WRITTEN INSTRUCTION — Retype all material exactly. Pictures stay out of the copy.

GIVEN INFORMATION —
■ ■ ■ ■ ■ ■ ■

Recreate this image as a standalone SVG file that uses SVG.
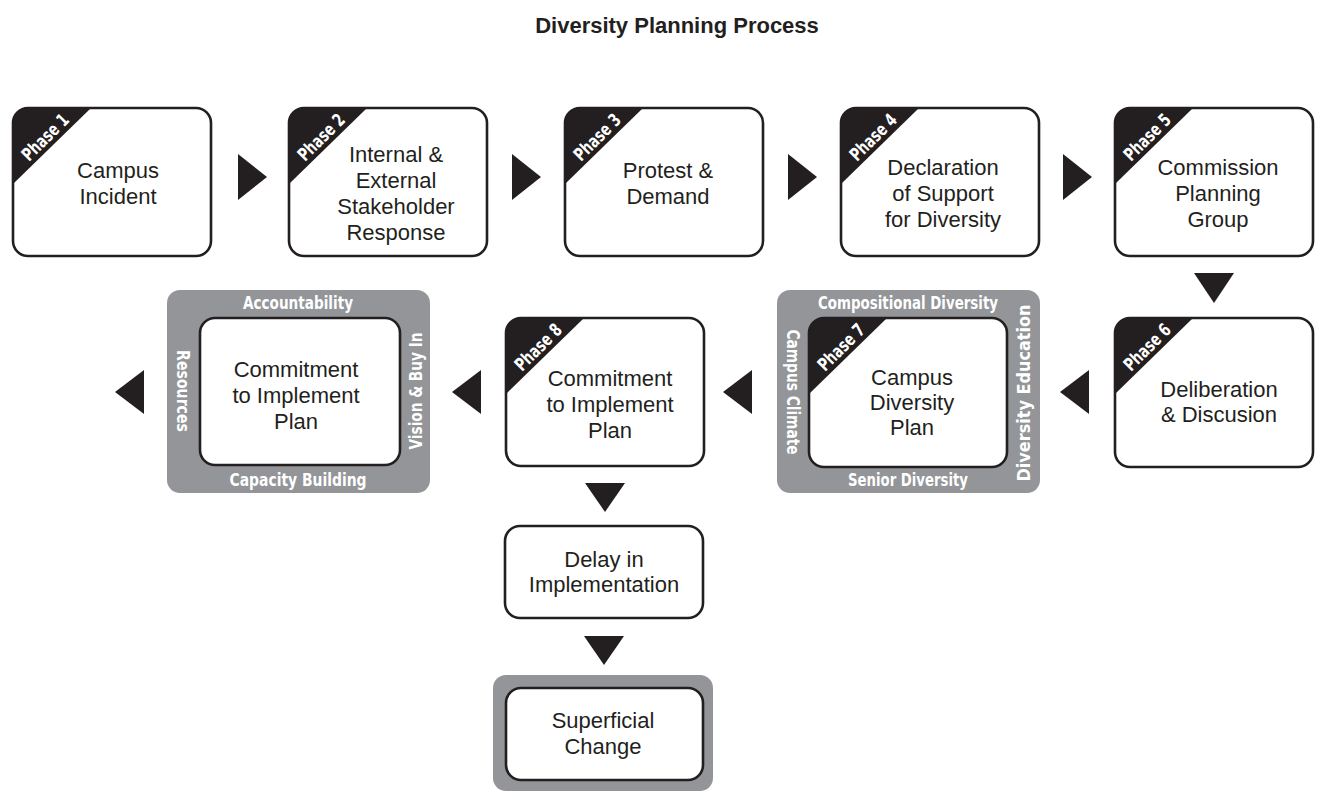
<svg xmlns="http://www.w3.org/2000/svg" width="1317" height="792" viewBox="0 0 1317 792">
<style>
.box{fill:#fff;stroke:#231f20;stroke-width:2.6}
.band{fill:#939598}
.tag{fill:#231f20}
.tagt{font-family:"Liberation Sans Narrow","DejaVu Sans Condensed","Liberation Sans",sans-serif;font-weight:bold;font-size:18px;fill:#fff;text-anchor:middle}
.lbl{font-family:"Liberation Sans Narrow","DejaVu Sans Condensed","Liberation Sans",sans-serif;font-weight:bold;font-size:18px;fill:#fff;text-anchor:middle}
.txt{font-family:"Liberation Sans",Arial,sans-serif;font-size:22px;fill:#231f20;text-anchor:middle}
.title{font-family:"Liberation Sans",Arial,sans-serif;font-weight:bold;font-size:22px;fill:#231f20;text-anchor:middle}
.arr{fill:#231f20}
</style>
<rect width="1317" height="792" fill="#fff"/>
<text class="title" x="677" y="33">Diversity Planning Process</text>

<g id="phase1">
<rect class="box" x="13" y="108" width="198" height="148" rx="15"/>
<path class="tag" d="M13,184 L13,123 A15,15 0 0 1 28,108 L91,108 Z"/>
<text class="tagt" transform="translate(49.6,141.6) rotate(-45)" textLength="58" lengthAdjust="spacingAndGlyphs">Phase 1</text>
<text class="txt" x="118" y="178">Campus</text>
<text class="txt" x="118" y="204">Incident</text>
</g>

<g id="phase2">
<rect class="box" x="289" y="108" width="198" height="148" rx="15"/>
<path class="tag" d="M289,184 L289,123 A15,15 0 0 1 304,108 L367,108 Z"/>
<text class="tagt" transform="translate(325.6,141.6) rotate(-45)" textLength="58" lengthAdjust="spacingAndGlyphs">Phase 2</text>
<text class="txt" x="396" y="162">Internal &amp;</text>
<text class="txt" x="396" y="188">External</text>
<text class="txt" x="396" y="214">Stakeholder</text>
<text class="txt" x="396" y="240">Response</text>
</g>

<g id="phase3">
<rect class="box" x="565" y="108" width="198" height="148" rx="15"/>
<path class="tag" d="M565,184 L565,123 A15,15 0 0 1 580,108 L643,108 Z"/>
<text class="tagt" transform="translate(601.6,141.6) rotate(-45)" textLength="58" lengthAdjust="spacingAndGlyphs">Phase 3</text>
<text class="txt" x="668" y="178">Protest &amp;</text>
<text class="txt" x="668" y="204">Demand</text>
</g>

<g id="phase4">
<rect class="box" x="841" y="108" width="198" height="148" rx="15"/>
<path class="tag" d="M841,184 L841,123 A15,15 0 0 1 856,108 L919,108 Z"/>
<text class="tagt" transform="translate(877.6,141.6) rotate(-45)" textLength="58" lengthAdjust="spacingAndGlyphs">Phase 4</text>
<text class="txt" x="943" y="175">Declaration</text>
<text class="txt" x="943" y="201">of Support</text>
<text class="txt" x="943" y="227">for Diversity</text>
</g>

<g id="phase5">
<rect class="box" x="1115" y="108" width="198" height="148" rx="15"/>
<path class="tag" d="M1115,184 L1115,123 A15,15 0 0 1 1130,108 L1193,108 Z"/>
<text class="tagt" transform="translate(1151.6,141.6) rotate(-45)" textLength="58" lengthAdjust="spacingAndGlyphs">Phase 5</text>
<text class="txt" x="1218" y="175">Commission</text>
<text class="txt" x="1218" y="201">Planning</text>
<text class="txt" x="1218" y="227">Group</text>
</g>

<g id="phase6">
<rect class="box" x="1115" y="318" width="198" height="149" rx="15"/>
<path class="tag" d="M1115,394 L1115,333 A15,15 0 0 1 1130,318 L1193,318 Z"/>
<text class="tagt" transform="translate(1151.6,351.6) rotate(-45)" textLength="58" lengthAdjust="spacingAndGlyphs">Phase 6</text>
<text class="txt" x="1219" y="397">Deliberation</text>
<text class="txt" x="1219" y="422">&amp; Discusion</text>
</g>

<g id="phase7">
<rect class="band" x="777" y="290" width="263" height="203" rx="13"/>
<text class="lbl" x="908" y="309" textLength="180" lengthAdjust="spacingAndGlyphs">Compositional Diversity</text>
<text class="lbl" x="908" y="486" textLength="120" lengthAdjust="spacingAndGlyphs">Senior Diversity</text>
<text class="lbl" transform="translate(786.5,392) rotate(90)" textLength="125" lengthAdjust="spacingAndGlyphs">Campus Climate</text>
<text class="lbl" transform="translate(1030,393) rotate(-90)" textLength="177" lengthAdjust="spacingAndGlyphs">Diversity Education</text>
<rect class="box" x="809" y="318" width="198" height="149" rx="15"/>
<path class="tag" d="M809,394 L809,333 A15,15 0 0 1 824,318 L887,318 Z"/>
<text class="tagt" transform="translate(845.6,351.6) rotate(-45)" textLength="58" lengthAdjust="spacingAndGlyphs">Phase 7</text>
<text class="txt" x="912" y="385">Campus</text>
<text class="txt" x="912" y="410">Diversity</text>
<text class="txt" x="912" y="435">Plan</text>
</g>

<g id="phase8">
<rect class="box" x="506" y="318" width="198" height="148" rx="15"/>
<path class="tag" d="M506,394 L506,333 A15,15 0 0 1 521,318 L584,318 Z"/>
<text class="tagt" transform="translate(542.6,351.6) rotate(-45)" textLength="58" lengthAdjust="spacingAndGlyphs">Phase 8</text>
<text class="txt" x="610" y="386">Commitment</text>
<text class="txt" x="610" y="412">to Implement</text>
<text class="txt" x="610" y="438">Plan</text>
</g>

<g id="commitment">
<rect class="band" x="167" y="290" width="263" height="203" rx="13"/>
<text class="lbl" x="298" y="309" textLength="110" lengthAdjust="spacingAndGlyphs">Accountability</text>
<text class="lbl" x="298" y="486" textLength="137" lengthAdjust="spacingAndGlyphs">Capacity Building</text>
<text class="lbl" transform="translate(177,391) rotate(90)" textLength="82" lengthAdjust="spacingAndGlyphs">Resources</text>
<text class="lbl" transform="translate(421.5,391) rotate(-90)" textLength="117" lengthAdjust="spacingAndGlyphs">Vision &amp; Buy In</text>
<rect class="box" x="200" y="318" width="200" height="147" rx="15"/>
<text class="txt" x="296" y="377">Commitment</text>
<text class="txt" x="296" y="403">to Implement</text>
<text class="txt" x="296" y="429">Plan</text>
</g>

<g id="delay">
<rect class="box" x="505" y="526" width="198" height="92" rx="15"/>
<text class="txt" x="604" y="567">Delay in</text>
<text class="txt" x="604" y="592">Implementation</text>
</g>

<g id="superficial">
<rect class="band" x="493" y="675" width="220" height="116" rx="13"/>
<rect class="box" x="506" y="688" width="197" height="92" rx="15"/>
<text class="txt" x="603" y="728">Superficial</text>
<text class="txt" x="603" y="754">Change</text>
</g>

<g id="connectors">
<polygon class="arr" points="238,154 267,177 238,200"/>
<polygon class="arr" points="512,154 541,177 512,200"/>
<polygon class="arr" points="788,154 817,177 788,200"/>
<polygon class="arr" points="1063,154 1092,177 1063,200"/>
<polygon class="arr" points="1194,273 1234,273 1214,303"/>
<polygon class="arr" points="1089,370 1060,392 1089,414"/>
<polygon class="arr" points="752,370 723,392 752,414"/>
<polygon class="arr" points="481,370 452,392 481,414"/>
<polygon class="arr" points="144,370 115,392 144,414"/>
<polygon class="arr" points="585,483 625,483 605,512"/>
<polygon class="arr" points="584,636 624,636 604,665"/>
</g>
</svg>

■ ■ ■ ■ ■ ■ ■

SOLUTION TO THIS EXERCISE —
Recreate this image as a standalone SVG file that uses SVG.
<svg xmlns="http://www.w3.org/2000/svg" width="1317" height="792" viewBox="0 0 1317 792">
<style>
.box{fill:#fff;stroke:#231f20;stroke-width:2.6}
.band{fill:#939598}
.tag{fill:#231f20}
.tagt{font-family:"Liberation Sans Narrow","DejaVu Sans Condensed","Liberation Sans",sans-serif;font-weight:bold;font-size:18px;fill:#fff;text-anchor:middle}
.lbl{font-family:"Liberation Sans Narrow","DejaVu Sans Condensed","Liberation Sans",sans-serif;font-weight:bold;font-size:18px;fill:#fff;text-anchor:middle}
.txt{font-family:"Liberation Sans",Arial,sans-serif;font-size:22px;fill:#231f20;text-anchor:middle}
.title{font-family:"Liberation Sans",Arial,sans-serif;font-weight:bold;font-size:22px;fill:#231f20;text-anchor:middle}
.arr{fill:#231f20}
</style>
<rect width="1317" height="792" fill="#fff"/>
<text class="title" x="677" y="33">Diversity Planning Process</text>

<g id="phase1">
<rect class="box" x="13" y="108" width="198" height="148" rx="15"/>
<path class="tag" d="M13,184 L13,123 A15,15 0 0 1 28,108 L91,108 Z"/>
<text class="tagt" transform="translate(49.6,141.6) rotate(-45)" textLength="58" lengthAdjust="spacingAndGlyphs">Phase 1</text>
<text class="txt" x="118" y="178">Campus</text>
<text class="txt" x="118" y="204">Incident</text>
</g>

<g id="phase2">
<rect class="box" x="289" y="108" width="198" height="148" rx="15"/>
<path class="tag" d="M289,184 L289,123 A15,15 0 0 1 304,108 L367,108 Z"/>
<text class="tagt" transform="translate(325.6,141.6) rotate(-45)" textLength="58" lengthAdjust="spacingAndGlyphs">Phase 2</text>
<text class="txt" x="396" y="162">Internal &amp;</text>
<text class="txt" x="396" y="188">External</text>
<text class="txt" x="396" y="214">Stakeholder</text>
<text class="txt" x="396" y="240">Response</text>
</g>

<g id="phase3">
<rect class="box" x="565" y="108" width="198" height="148" rx="15"/>
<path class="tag" d="M565,184 L565,123 A15,15 0 0 1 580,108 L643,108 Z"/>
<text class="tagt" transform="translate(601.6,141.6) rotate(-45)" textLength="58" lengthAdjust="spacingAndGlyphs">Phase 3</text>
<text class="txt" x="668" y="178">Protest &amp;</text>
<text class="txt" x="668" y="204">Demand</text>
</g>

<g id="phase4">
<rect class="box" x="841" y="108" width="198" height="148" rx="15"/>
<path class="tag" d="M841,184 L841,123 A15,15 0 0 1 856,108 L919,108 Z"/>
<text class="tagt" transform="translate(877.6,141.6) rotate(-45)" textLength="58" lengthAdjust="spacingAndGlyphs">Phase 4</text>
<text class="txt" x="943" y="175">Declaration</text>
<text class="txt" x="943" y="201">of Support</text>
<text class="txt" x="943" y="227">for Diversity</text>
</g>

<g id="phase5">
<rect class="box" x="1115" y="108" width="198" height="148" rx="15"/>
<path class="tag" d="M1115,184 L1115,123 A15,15 0 0 1 1130,108 L1193,108 Z"/>
<text class="tagt" transform="translate(1151.6,141.6) rotate(-45)" textLength="58" lengthAdjust="spacingAndGlyphs">Phase 5</text>
<text class="txt" x="1218" y="175">Commission</text>
<text class="txt" x="1218" y="201">Planning</text>
<text class="txt" x="1218" y="227">Group</text>
</g>

<g id="phase6">
<rect class="box" x="1115" y="318" width="198" height="149" rx="15"/>
<path class="tag" d="M1115,394 L1115,333 A15,15 0 0 1 1130,318 L1193,318 Z"/>
<text class="tagt" transform="translate(1151.6,351.6) rotate(-45)" textLength="58" lengthAdjust="spacingAndGlyphs">Phase 6</text>
<text class="txt" x="1219" y="397">Deliberation</text>
<text class="txt" x="1219" y="422">&amp; Discusion</text>
</g>

<g id="phase7">
<rect class="band" x="777" y="290" width="263" height="203" rx="13"/>
<text class="lbl" x="908" y="309" textLength="180" lengthAdjust="spacingAndGlyphs">Compositional Diversity</text>
<text class="lbl" x="908" y="486" textLength="120" lengthAdjust="spacingAndGlyphs">Senior Diversity</text>
<text class="lbl" transform="translate(786.5,392) rotate(90)" textLength="125" lengthAdjust="spacingAndGlyphs">Campus Climate</text>
<text class="lbl" transform="translate(1030,393) rotate(-90)" textLength="177" lengthAdjust="spacingAndGlyphs">Diversity Education</text>
<rect class="box" x="809" y="318" width="198" height="149" rx="15"/>
<path class="tag" d="M809,394 L809,333 A15,15 0 0 1 824,318 L887,318 Z"/>
<text class="tagt" transform="translate(845.6,351.6) rotate(-45)" textLength="58" lengthAdjust="spacingAndGlyphs">Phase 7</text>
<text class="txt" x="912" y="385">Campus</text>
<text class="txt" x="912" y="410">Diversity</text>
<text class="txt" x="912" y="435">Plan</text>
</g>

<g id="phase8">
<rect class="box" x="506" y="318" width="198" height="148" rx="15"/>
<path class="tag" d="M506,394 L506,333 A15,15 0 0 1 521,318 L584,318 Z"/>
<text class="tagt" transform="translate(542.6,351.6) rotate(-45)" textLength="58" lengthAdjust="spacingAndGlyphs">Phase 8</text>
<text class="txt" x="610" y="386">Commitment</text>
<text class="txt" x="610" y="412">to Implement</text>
<text class="txt" x="610" y="438">Plan</text>
</g>

<g id="commitment">
<rect class="band" x="167" y="290" width="263" height="203" rx="13"/>
<text class="lbl" x="298" y="309" textLength="110" lengthAdjust="spacingAndGlyphs">Accountability</text>
<text class="lbl" x="298" y="486" textLength="137" lengthAdjust="spacingAndGlyphs">Capacity Building</text>
<text class="lbl" transform="translate(177,391) rotate(90)" textLength="82" lengthAdjust="spacingAndGlyphs">Resources</text>
<text class="lbl" transform="translate(421.5,391) rotate(-90)" textLength="117" lengthAdjust="spacingAndGlyphs">Vision &amp; Buy In</text>
<rect class="box" x="200" y="318" width="200" height="147" rx="15"/>
<text class="txt" x="296" y="377">Commitment</text>
<text class="txt" x="296" y="403">to Implement</text>
<text class="txt" x="296" y="429">Plan</text>
</g>

<g id="delay">
<rect class="box" x="505" y="526" width="198" height="92" rx="15"/>
<text class="txt" x="604" y="567">Delay in</text>
<text class="txt" x="604" y="592">Implementation</text>
</g>

<g id="superficial">
<rect class="band" x="493" y="675" width="220" height="116" rx="13"/>
<rect class="box" x="506" y="688" width="197" height="92" rx="15"/>
<text class="txt" x="603" y="728">Superficial</text>
<text class="txt" x="603" y="754">Change</text>
</g>

<g id="connectors">
<polygon class="arr" points="238,154 267,177 238,200"/>
<polygon class="arr" points="512,154 541,177 512,200"/>
<polygon class="arr" points="788,154 817,177 788,200"/>
<polygon class="arr" points="1063,154 1092,177 1063,200"/>
<polygon class="arr" points="1194,273 1234,273 1214,303"/>
<polygon class="arr" points="1089,370 1060,392 1089,414"/>
<polygon class="arr" points="752,370 723,392 752,414"/>
<polygon class="arr" points="481,370 452,392 481,414"/>
<polygon class="arr" points="144,370 115,392 144,414"/>
<polygon class="arr" points="585,483 625,483 605,512"/>
<polygon class="arr" points="584,636 624,636 604,665"/>
</g>
</svg>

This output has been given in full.